Instructions for the task:
Copy everything in the data below exactly except the pictures.

Recorded information:

----

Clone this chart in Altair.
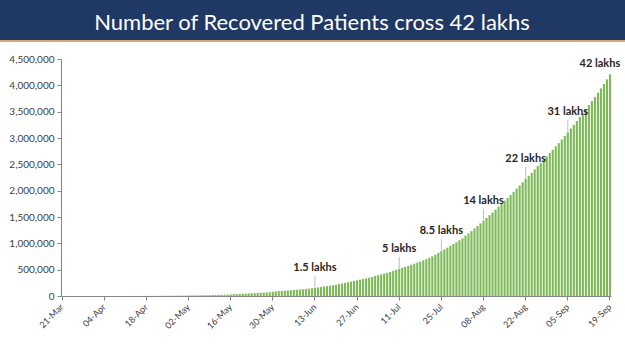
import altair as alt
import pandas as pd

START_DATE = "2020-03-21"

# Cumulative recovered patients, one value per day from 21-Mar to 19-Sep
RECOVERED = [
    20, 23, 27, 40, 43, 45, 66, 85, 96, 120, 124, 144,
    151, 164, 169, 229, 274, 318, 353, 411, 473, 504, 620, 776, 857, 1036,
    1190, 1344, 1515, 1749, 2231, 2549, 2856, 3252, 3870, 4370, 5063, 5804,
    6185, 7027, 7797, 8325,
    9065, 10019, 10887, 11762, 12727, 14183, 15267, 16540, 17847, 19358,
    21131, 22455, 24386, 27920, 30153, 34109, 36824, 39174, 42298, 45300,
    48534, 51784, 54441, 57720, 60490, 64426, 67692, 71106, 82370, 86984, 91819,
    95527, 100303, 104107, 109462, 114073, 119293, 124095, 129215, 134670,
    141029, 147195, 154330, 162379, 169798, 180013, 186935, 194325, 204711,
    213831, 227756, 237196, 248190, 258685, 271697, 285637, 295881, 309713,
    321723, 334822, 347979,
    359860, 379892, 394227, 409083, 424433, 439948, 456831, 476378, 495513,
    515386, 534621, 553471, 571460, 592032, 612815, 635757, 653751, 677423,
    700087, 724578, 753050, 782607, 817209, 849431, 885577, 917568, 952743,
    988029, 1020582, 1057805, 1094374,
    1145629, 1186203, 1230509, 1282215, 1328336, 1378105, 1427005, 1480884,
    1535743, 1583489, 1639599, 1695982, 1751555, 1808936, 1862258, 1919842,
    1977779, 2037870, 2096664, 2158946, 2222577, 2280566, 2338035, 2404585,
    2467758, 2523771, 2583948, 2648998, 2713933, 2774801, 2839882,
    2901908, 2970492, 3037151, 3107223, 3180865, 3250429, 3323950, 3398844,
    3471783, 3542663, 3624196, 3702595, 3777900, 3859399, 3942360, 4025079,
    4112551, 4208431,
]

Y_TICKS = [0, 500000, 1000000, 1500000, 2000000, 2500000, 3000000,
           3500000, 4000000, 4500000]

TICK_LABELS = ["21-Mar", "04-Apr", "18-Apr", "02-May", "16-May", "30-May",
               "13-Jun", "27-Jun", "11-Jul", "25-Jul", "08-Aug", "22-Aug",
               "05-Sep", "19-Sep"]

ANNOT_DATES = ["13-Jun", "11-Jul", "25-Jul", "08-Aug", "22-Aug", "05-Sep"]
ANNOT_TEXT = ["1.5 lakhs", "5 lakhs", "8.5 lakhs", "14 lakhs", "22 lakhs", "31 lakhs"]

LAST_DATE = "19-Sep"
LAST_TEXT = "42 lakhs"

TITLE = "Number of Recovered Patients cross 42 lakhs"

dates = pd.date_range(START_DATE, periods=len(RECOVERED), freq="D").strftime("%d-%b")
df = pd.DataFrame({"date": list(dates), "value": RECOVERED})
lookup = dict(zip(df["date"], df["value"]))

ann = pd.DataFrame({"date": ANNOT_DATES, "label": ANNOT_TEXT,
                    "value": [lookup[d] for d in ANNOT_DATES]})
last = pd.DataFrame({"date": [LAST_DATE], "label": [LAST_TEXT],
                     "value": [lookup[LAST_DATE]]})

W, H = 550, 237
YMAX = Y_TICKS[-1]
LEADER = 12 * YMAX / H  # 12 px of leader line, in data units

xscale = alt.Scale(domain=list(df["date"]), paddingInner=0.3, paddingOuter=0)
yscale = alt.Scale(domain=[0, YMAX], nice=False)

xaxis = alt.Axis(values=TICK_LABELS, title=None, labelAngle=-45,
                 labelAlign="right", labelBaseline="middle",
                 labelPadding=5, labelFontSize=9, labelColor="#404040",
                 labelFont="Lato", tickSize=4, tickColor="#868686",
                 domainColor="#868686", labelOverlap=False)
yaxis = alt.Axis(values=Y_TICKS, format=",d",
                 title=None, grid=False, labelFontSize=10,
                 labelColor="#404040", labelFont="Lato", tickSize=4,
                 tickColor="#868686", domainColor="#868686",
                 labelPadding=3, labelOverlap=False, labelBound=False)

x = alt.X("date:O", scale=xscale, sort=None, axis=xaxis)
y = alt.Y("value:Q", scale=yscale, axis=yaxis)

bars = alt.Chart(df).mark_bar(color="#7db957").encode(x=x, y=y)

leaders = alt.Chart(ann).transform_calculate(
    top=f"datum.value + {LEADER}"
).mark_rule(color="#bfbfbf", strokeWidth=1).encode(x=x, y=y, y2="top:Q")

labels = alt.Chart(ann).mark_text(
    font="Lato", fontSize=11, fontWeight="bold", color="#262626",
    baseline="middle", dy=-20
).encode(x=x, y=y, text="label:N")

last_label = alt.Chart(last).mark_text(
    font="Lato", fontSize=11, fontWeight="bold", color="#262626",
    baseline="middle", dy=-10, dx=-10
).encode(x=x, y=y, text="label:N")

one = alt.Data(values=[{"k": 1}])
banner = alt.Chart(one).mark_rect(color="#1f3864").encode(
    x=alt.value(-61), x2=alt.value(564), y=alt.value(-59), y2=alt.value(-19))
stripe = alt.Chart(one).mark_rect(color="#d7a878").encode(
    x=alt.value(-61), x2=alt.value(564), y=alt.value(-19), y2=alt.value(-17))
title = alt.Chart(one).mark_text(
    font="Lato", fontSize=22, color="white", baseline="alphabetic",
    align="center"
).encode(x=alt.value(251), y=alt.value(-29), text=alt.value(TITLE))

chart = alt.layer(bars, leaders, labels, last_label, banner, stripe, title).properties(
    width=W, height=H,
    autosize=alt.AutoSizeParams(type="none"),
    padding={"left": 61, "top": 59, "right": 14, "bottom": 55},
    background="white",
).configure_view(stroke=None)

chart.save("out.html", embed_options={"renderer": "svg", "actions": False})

----

Solution to the problem:
Clone this chart in Altair.
import altair as alt
import pandas as pd

START_DATE = "2020-03-21"

# Cumulative recovered patients, one value per day from 21-Mar to 19-Sep
RECOVERED = [
    20, 23, 27, 40, 43, 45, 66, 85, 96, 120, 124, 144,
    151, 164, 169, 229, 274, 318, 353, 411, 473, 504, 620, 776, 857, 1036,
    1190, 1344, 1515, 1749, 2231, 2549, 2856, 3252, 3870, 4370, 5063, 5804,
    6185, 7027, 7797, 8325,
    9065, 10019, 10887, 11762, 12727, 14183, 15267, 16540, 17847, 19358,
    21131, 22455, 24386, 27920, 30153, 34109, 36824, 39174, 42298, 45300,
    48534, 51784, 54441, 57720, 60490, 64426, 67692, 71106, 82370, 86984, 91819,
    95527, 100303, 104107, 109462, 114073, 119293, 124095, 129215, 134670,
    141029, 147195, 154330, 162379, 169798, 180013, 186935, 194325, 204711,
    213831, 227756, 237196, 248190, 258685, 271697, 285637, 295881, 309713,
    321723, 334822, 347979,
    359860, 379892, 394227, 409083, 424433, 439948, 456831, 476378, 495513,
    515386, 534621, 553471, 571460, 592032, 612815, 635757, 653751, 677423,
    700087, 724578, 753050, 782607, 817209, 849431, 885577, 917568, 952743,
    988029, 1020582, 1057805, 1094374,
    1145629, 1186203, 1230509, 1282215, 1328336, 1378105, 1427005, 1480884,
    1535743, 1583489, 1639599, 1695982, 1751555, 1808936, 1862258, 1919842,
    1977779, 2037870, 2096664, 2158946, 2222577, 2280566, 2338035, 2404585,
    2467758, 2523771, 2583948, 2648998, 2713933, 2774801, 2839882,
    2901908, 2970492, 3037151, 3107223, 3180865, 3250429, 3323950, 3398844,
    3471783, 3542663, 3624196, 3702595, 3777900, 3859399, 3942360, 4025079,
    4112551, 4208431,
]

Y_TICKS = [0, 500000, 1000000, 1500000, 2000000, 2500000, 3000000,
           3500000, 4000000, 4500000]

TICK_LABELS = ["21-Mar", "04-Apr", "18-Apr", "02-May", "16-May", "30-May",
               "13-Jun", "27-Jun", "11-Jul", "25-Jul", "08-Aug", "22-Aug",
               "05-Sep", "19-Sep"]

ANNOT_DATES = ["13-Jun", "11-Jul", "25-Jul", "08-Aug", "22-Aug", "05-Sep"]
ANNOT_TEXT = ["1.5 lakhs", "5 lakhs", "8.5 lakhs", "14 lakhs", "22 lakhs", "31 lakhs"]

LAST_DATE = "19-Sep"
LAST_TEXT = "42 lakhs"

TITLE = "Number of Recovered Patients cross 42 lakhs"

dates = pd.date_range(START_DATE, periods=len(RECOVERED), freq="D").strftime("%d-%b")
df = pd.DataFrame({"date": list(dates), "value": RECOVERED})
lookup = dict(zip(df["date"], df["value"]))

ann = pd.DataFrame({"date": ANNOT_DATES, "label": ANNOT_TEXT,
                    "value": [lookup[d] for d in ANNOT_DATES]})
last = pd.DataFrame({"date": [LAST_DATE], "label": [LAST_TEXT],
                     "value": [lookup[LAST_DATE]]})

W, H = 550, 237
YMAX = Y_TICKS[-1]
LEADER = 12 * YMAX / H  # 12 px of leader line, in data units

xscale = alt.Scale(domain=list(df["date"]), paddingInner=0.3, paddingOuter=0)
yscale = alt.Scale(domain=[0, YMAX], nice=False)

xaxis = alt.Axis(values=TICK_LABELS, title=None, labelAngle=-45,
                 labelAlign="right", labelBaseline="middle",
                 labelPadding=5, labelFontSize=9, labelColor="#404040",
                 labelFont="Lato", tickSize=4, tickColor="#868686",
                 domainColor="#868686", labelOverlap=False)
yaxis = alt.Axis(values=Y_TICKS, format=",d",
                 title=None, grid=False, labelFontSize=10,
                 labelColor="#404040", labelFont="Lato", tickSize=4,
                 tickColor="#868686", domainColor="#868686",
                 labelPadding=3, labelOverlap=False, labelBound=False)

x = alt.X("date:O", scale=xscale, sort=None, axis=xaxis)
y = alt.Y("value:Q", scale=yscale, axis=yaxis)

bars = alt.Chart(df).mark_bar(color="#7db957").encode(x=x, y=y)

leaders = alt.Chart(ann).transform_calculate(
    top=f"datum.value + {LEADER}"
).mark_rule(color="#bfbfbf", strokeWidth=1).encode(x=x, y=y, y2="top:Q")

labels = alt.Chart(ann).mark_text(
    font="Lato", fontSize=11, fontWeight="bold", color="#262626",
    baseline="middle", dy=-20
).encode(x=x, y=y, text="label:N")

last_label = alt.Chart(last).mark_text(
    font="Lato", fontSize=11, fontWeight="bold", color="#262626",
    baseline="middle", dy=-10, dx=-10
).encode(x=x, y=y, text="label:N")

one = alt.Data(values=[{"k": 1}])
banner = alt.Chart(one).mark_rect(color="#1f3864").encode(
    x=alt.value(-61), x2=alt.value(564), y=alt.value(-59), y2=alt.value(-19))
stripe = alt.Chart(one).mark_rect(color="#d7a878").encode(
    x=alt.value(-61), x2=alt.value(564), y=alt.value(-19), y2=alt.value(-17))
title = alt.Chart(one).mark_text(
    font="Lato", fontSize=22, color="white", baseline="alphabetic",
    align="center"
).encode(x=alt.value(251), y=alt.value(-29), text=alt.value(TITLE))

chart = alt.layer(bars, leaders, labels, last_label, banner, stripe, title).properties(
    width=W, height=H,
    autosize=alt.AutoSizeParams(type="none"),
    padding={"left": 61, "top": 59, "right": 14, "bottom": 55},
    background="white",
).configure_view(stroke=None)

chart.save("out.html", embed_options={"renderer": "svg", "actions": False})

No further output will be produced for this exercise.